Blank Canvas Production's interpretation of classic play, A Streetcar Named Desire, takes audiences into the seedy, sultry, and sweaty heart of New Orleans in the 1940s. Blanche Dubois (Mary Higgins) has fallen from grace and riches, yet still accustomed to finer things. Taking refuge in the home of her sister, Stella (Madeleine Walker), she's unnerved first by the 'common' surroundings, and second by Stella's husband, Stanley (Jason Imlach), who is brutish and violent, and pays no attention to Blanche's sensitivity.
The play is punctuated with heart-pounding abuse and angry words, but its overall shape goes towards despair and Blanche's emotional unravelling. Ultimately, Blanche cannot escape her past and the fates, in Stanley's hands, lead to a tragic future.
But it's not just Blanche's story. The character of Stella is also fascinating, her loyalties move between Blanche and Stanley, who irritate each other. Stella is good natured, perennially waiting on both these figures and cleaning up after them, even when heavily pregnant. She struggles to find her own voice in the household that isn't a mere echo Blanche's or Stanley's views. It is there, but it is weighted by conflict and ambiguity – she's the only one able to realise the complexity of the drama unfolding in her household. No solutions are adequate, and she is the lone character left to deal with this fact.
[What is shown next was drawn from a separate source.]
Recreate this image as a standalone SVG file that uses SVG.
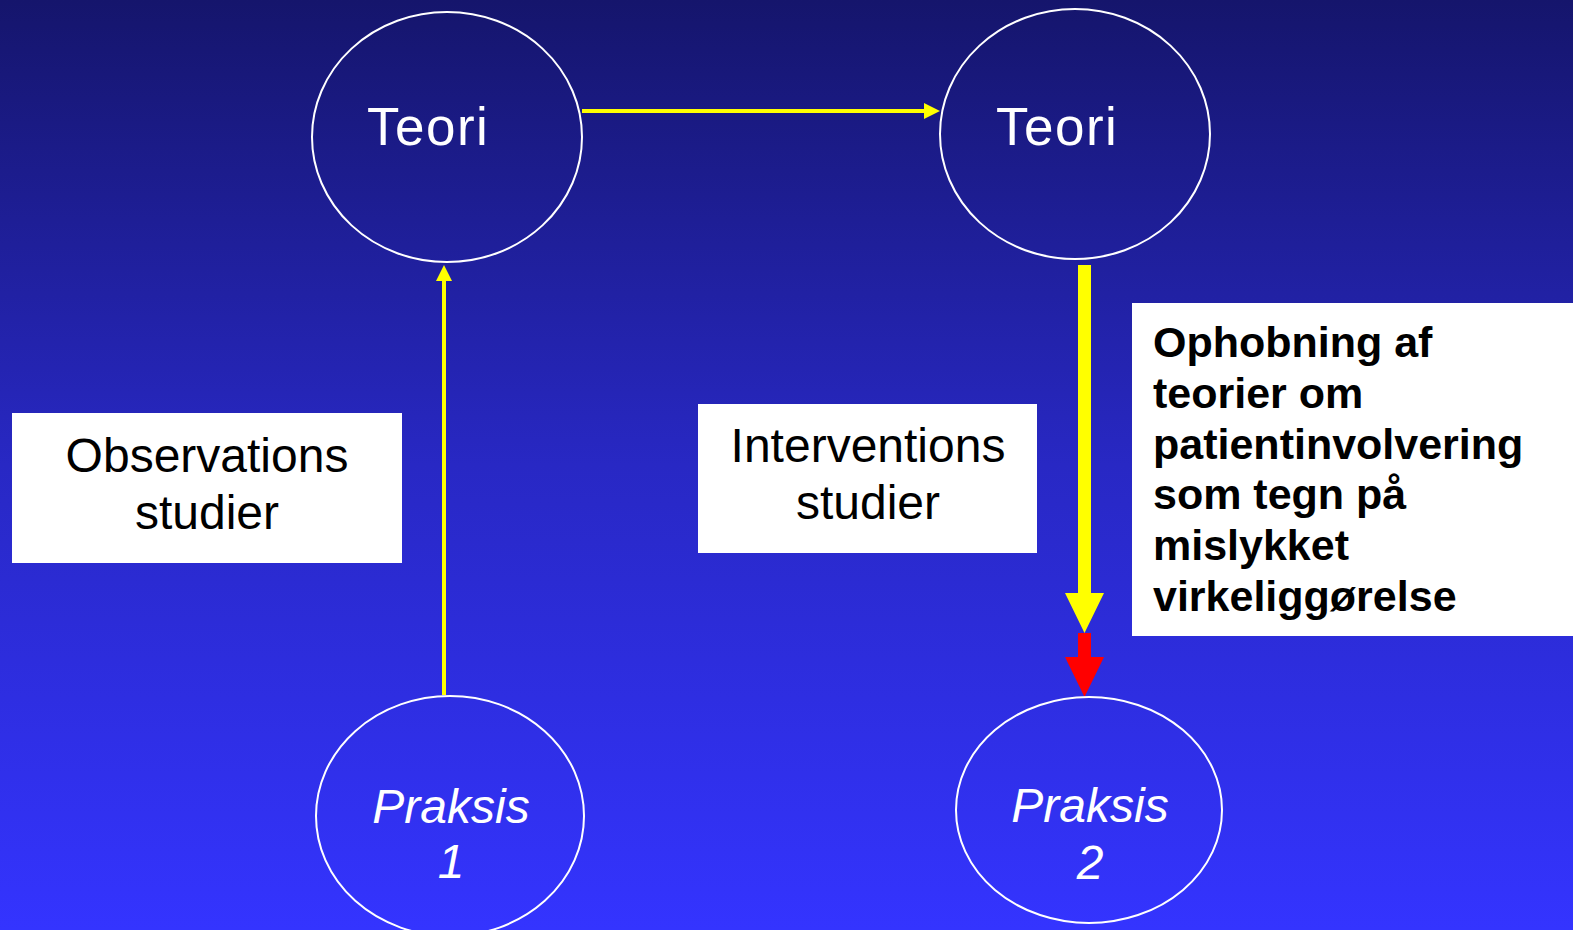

Playwright Tennessee Williams provides demanding source material, calling actors to draw on the greatest depths of their emotions, but likewise to enjoy moments of levity and humour. While audiences learn intricate details of the characters' lives, they're also called to reflect on wider themes: societal pressures, madness, the cycles of abuse, the failure of dreams. Blank Canvas has done a superb job at meeting these challenges in Keble College's O'Reilly Theatre, with compelling acting, hypnotising sound, and effective lighting, staging and scenery.
The execution wasn't perfect, with the odd confusion with lines and the occasional failure of actors to project, it is nonetheless an impressive production that takes the essence of a classic and transforms it into lively, yet chilling drama.